Facebook, Twitter, and YouTube chiefs face being called to give evidence before Oireachtas members over cyberbullying and to outline actions the firms are taking to protect users.
The Oireachtas Committee on Communications has also discussed inviting the Data Protection Commissioner to the series of hearings to be held in the coming months.
TDs and senators agreed on the planned hearings yesterday, which were called for following the death of junior agriculture minister Shane McEntee, who took his own life last month.
The late Meath TD’s family criticised contributors to online forums who, it was claimed, attacked the father-of-four in the aftermath of the budget.
Oireachtas members yesterday discussed the possibility of reviewing recent legal cases taken by businessman Declan Ganley and failed presidential candidate Sean Gallagher over tweets.
Mr Ganley agreed an out-of-court settlement over comments made about him on Twitter, while Mr Gallagher has begun legal action against RTÉ after a controversial tweet was read out during a televised debate in Oct 2011.
Oireachtas committee member Sean Kenny said members had discussed inviting the three online giants to hearings. Research will first be carried out on how other countries have dealt with concerns over the use of social media.
Another member told the Irish Examiner: “We’re going to explore, during a series of hearings, the responsible use of social media by the industry. We’ll find out the existing protections, legal challenges there, but will research it first.
“We’re going to look at online social media in other countries and how they’re dealing with abuse. This is about ordinary members of the public and how they seek redress.”

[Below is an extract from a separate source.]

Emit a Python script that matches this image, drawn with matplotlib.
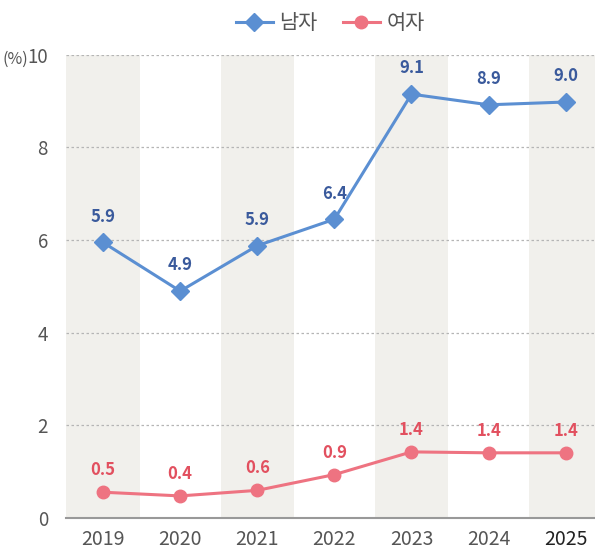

Meanwhile, Ceann Comhairle Seán Barrett yesterday reminded Dáil members of the death of Mr McEntee and said statements of sympathy would be heard at a later stage.
“In accordance with the wishes of the family at this time, expressions of sympathy will be heard at a future date, on which members will have an opportunity to express their condolences.”
Fine Gael last night held a minute’s silence at its weekly parliamentary party meeting, at which Taoiseach Enda Kenny spoke of Mr McEntee’s passion for politics and the sadness experienced by his family.